For the last two days I went to a workshop on the use of a portable XRF spectrometry device. It is a tool to analyze the elemental composition of material without destroying the material. The device is based on principles of atomic physics. An x-ray is sent into the material and knocks some electrons from inner shells of an atom. As the atom becomes unstable, electrons from outer shells fill the gap and drop down into the space of the removed electron. As a result they release energy in the form of photons. These photons have a characteristic energy, which is measured by a detector. Each element has a different signature energy of these exiting photons. If the photons are counted and plotted on a graph, it is possible to determine the approximate composition of the analyzed material. Automatic recognition is not totally satisfactory, as the raw data still requires some interpretation. Often peaks of different elements overlap.
While the instrument can give a general indication of elements present, specific settings have to be selected to detect differences of certain elements. For example, if you think that stone artifacts from different rock formations contain widely varying amounts of strontium, you can choose to specifically study the variance of strontium to determine where the stone of the different artifacts was sourced from.

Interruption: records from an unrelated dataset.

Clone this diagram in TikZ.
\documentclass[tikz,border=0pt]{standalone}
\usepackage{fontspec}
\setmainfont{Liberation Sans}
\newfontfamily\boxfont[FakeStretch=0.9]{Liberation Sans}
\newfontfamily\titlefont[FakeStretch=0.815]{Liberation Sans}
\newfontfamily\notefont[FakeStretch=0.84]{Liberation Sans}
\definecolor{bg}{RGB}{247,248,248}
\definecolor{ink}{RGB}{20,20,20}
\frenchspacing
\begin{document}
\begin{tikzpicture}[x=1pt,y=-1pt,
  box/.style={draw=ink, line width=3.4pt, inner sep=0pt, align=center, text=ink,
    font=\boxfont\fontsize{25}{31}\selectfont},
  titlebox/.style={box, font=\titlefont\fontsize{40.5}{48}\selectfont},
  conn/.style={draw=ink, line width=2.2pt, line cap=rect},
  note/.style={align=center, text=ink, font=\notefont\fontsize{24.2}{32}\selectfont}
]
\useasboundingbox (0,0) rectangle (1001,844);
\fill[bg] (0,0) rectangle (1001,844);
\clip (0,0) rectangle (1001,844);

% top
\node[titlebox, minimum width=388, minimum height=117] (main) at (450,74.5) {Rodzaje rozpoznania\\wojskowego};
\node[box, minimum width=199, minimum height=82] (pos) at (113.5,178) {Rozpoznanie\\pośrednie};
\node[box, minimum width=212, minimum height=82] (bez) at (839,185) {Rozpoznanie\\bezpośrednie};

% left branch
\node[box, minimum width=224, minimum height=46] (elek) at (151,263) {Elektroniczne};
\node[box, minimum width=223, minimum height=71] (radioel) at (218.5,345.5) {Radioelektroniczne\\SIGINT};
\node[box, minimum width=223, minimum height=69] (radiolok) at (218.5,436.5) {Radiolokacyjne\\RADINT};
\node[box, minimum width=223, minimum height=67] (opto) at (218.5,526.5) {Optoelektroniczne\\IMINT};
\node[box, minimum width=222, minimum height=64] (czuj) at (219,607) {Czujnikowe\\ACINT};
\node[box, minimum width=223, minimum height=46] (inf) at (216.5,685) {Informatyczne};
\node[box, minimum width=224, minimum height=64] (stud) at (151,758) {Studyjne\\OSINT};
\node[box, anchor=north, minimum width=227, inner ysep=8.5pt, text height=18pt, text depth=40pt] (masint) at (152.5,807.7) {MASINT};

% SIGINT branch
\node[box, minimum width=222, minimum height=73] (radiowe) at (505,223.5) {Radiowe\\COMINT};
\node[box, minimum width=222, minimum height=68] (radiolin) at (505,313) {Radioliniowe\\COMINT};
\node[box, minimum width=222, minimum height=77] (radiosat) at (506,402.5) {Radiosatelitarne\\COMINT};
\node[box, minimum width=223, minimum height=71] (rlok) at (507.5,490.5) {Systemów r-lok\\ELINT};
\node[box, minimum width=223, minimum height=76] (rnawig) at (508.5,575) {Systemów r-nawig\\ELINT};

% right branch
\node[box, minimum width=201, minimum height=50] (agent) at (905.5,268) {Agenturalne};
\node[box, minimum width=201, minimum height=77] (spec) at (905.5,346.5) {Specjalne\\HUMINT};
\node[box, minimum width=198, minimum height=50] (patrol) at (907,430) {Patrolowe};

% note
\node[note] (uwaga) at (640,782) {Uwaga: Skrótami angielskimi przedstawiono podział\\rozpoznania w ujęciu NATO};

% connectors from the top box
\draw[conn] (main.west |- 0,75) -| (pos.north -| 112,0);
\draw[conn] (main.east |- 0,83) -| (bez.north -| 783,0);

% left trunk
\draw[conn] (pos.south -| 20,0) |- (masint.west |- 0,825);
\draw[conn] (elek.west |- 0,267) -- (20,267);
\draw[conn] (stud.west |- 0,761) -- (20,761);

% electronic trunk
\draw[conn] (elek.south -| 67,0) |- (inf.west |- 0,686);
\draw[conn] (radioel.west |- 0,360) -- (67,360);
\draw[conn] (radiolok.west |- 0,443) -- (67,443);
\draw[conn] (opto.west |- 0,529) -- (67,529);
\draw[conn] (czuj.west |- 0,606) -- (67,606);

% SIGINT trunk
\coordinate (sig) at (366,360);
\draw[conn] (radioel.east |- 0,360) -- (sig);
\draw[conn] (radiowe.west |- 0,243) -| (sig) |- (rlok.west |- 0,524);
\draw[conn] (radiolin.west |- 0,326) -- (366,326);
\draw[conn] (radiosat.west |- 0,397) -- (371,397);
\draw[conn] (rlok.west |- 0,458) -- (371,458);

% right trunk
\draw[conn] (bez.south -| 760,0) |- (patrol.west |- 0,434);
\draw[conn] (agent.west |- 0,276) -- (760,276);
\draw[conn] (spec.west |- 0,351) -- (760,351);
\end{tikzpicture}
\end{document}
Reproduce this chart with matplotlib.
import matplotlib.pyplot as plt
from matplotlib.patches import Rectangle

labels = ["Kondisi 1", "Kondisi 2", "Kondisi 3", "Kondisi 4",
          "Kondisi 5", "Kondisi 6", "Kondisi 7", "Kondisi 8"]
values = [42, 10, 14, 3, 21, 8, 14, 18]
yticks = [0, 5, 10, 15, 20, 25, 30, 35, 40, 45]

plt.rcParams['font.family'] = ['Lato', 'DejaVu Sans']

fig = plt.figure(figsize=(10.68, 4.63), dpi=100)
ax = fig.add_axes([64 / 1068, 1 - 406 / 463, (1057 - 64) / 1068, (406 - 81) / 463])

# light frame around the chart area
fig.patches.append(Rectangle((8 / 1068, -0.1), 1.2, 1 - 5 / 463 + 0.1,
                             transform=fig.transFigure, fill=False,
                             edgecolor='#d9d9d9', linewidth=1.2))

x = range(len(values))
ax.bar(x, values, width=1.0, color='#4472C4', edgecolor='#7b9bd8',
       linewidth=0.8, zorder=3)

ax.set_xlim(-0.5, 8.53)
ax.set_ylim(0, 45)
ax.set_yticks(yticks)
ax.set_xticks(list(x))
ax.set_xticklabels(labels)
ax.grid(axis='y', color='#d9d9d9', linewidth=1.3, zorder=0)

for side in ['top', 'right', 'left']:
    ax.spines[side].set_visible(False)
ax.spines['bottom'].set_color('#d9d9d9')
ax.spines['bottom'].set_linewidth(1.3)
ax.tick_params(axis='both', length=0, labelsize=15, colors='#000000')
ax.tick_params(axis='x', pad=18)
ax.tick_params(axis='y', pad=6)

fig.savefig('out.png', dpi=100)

In the pictures shown here, we were analyzing some stone celts (stone axes), made out of American greenstone. If we compare many stone celts, we may be able to even link their provenance to particular stone sources. Or at least we might be able to say that it is highly likely that celts from various places were found at this one archaeological site. We can then make some inferences about trade. These sourcing studies are very common today.
One application I am interested in is the analysis of anthropogenic soil. When we excavate a house, we can test the soil of the floor and possibly be able to get further information on the activities carried out there. Human activities leave a trace. For example, in a temple in Mexico, the floor was analyzed. This analysis confirmed areas of sacrifice (elevated iron levels in the soil) and the burning of organic materials. The archaeologists were able to more closely reconstruct the different activities that may have occurred in the temple.
XRF is just one technology that can help archaeologists with chemical analysis. There are many more. The advantage of XRF is that it is non-destructive and portable, and not as expensive as some other methods. It is not necessarily the most accurate method available. Because it relies on radiation, it does carry some health risks, but these can be easily managed.
Two points to note: these technical applications are just tools. They have to be used wisely, critically and correctly. Often archaeologists analyze all sorts of things, sound highly technical and in the end do not know why they analyzed things. Sometimes they cannot draw any conclusions and the whole exercise was fairly useless. They still write complicated, meaningless reports. Sometimes, they think that the scientific methods allow them to speculate widely. It requires an imaginative and careful mind to use these technologies well. The research design must be clear and well-thought out. And we always have to be aware that interpretation of the results will be required.